Tunisie. Présidentielle. Maître Messaoudi : « Mon client Ayachi Zammel est toujours candidat »

 Tunisie. Présidentielle. Maître Messaoudi : « Mon client Ayachi Zammel est toujours candidat »

Ramzi Jebabli, directeur de campagne du candidat Ayachi Zammel

Condamné à une sentence extrêmement sévère de 12 années de prison ferme pour des accusations liées à des falsifications de parrainages, Ayachi Zammel (47 ans), un des seuls trois candidats autorisés à concourir n’est théoriquement plus en lice pour le scrutin du 6 octobre. Ce n’est toutefois pas l’avis de ses avocats.

Selon Faouzi Jaballah, membre du comité de défense de Zammel, la jeune Siwar Bargaoui (24 ans), trésorière et secrétaire générale du mouvement Azimoun dirigé par Zammel, a elle aussi écopé de 12 ans de prison dans la même affaire. Ces deux jugement peuvent cependant faire l’objet d’un appel, a précisé Jaballah.

Mardi 1er octobre 2024, l’équipe de campagne de l’homme d’affaires tout comme une grande partie de l’opinion ont été abasourdis par la peine prononcée contre lui : le candidat écope en effet de douze années de prison, en cumul des condamnations prononcées à son encontre par la chambre criminelle près le Tribunal de première instance de Tunis 2, dans le cadre de quatre affaires de falsification de parrainages, soit trois ans de prison pour chacune, sachant que 14 plaintes au total avaient été initiées. Selon le porte-parole du tribunal, Ayachi Zammel a également été interdit de vote. Mais qu’en est-il de son éligibilité ?

Industriel dans l’agroalimentaire et ancien député peu connu du grand public jusqu’à sa candidature à la magistrature suprême, Ayachi Zammel a été arrêté dès le 2 septembre pour des soupçons de faux parrainages. Dans une affaire où le tribunal de Manouba, en banlieue de Tunis, l’avait remis en liberté le 6 septembre, il a été immédiatement de nouveau arrêté sur instruction du tribunal de Jendouba pour des accusations similaires, tandis que la juge qui a ordonné sa libération a été aussitôt mutée.

 

Situation inédite et flou juridique

L’autorité électorale tunisienne (ISIE) a publié le 2 septembre une liste dite « définitive » des trois candidats retenus pour la présidentielle, comprenant le président sortant Kaïs Saïed, Ayachi Zammel, ainsi que Zouhair Maghzaoui, 59 ans, ancien député de la gauche panarabiste ayant soutenu le coup de force présidentiel de l’été 2021. « Les bulletins de vote à l’effigie des trois candidats sont déjà imprimés », avait notamment argué une membre de l’ISIE parmi d’autres motifs du rejet par l’instance des recours de trois autres candidats pourtant acceptés par le Tribunal administratif.

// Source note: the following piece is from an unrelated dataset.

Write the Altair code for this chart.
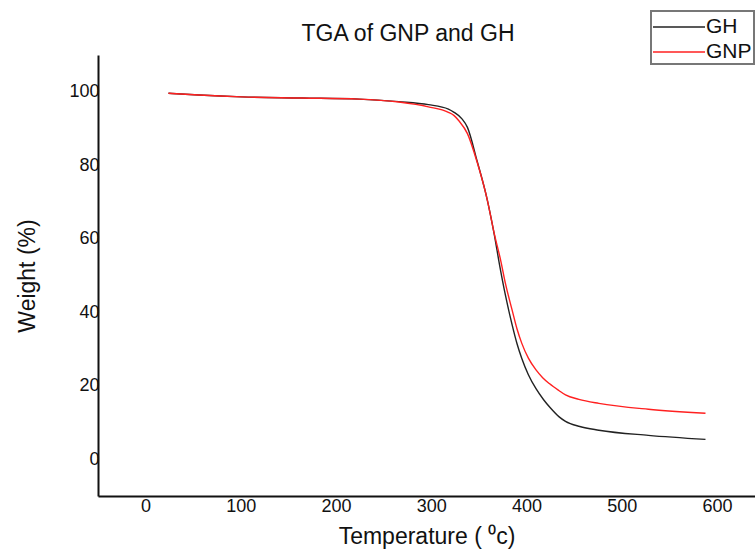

Maître Abdessattar Messaoudi, l’un des avocats d’Ayachi Zammel, a annoncé mercredi que le collectif de défense allait recourir à « tous les moyens légaux », y compris la justice internationale, pour défendre la cause de leur client. « Il reste en lice », a-t-il ajouté.

L’Union européenne avait par ailleurs dénoncé en septembre dernier « les atteintes à la démocratie en Tunisie » suite à l’arrestation de Zammel et à l’exclusion des trois autres candidats, regrettant des décisions qui limitent l’éventail de choix pour les citoyens tunisiens. « Les derniers développements témoignent d’une limitation continue de l’espace démocratique » en Tunisie, a déploré un porte-parole du service diplomatique de l’UE.

Pour rappel, en vertu du code électoral, les Tunisiens souhaitant se présenter à la présidentielle doivent recueillir 10 parrainages de membres du Parlement, ou 40 parrainages de responsables de conseils locaux, régionaux ou municipaux, ou 10 000 parrainages de citoyens dans 10 circonscriptions électorales. Or, les candidats ayant opté pour ce dernier mode de parrainage deviennent de facto vulnérables le cas échéant à un harcèlement judiciaire, « les erreurs, les signatures non conformes et autres changements d’avis » étant monnaie courante, explique l’avocat Abdessattar Messaoudi.

En 2019, le candidat à la présidentielle, le businessman Nabil Karoui, aujourd’hui exilé en France, était sorti de prison deux jours avant la fin de la campagne électorale, ce qui lui avait permis d’être présent au débat télévisé du second tour contre Kais Saïed.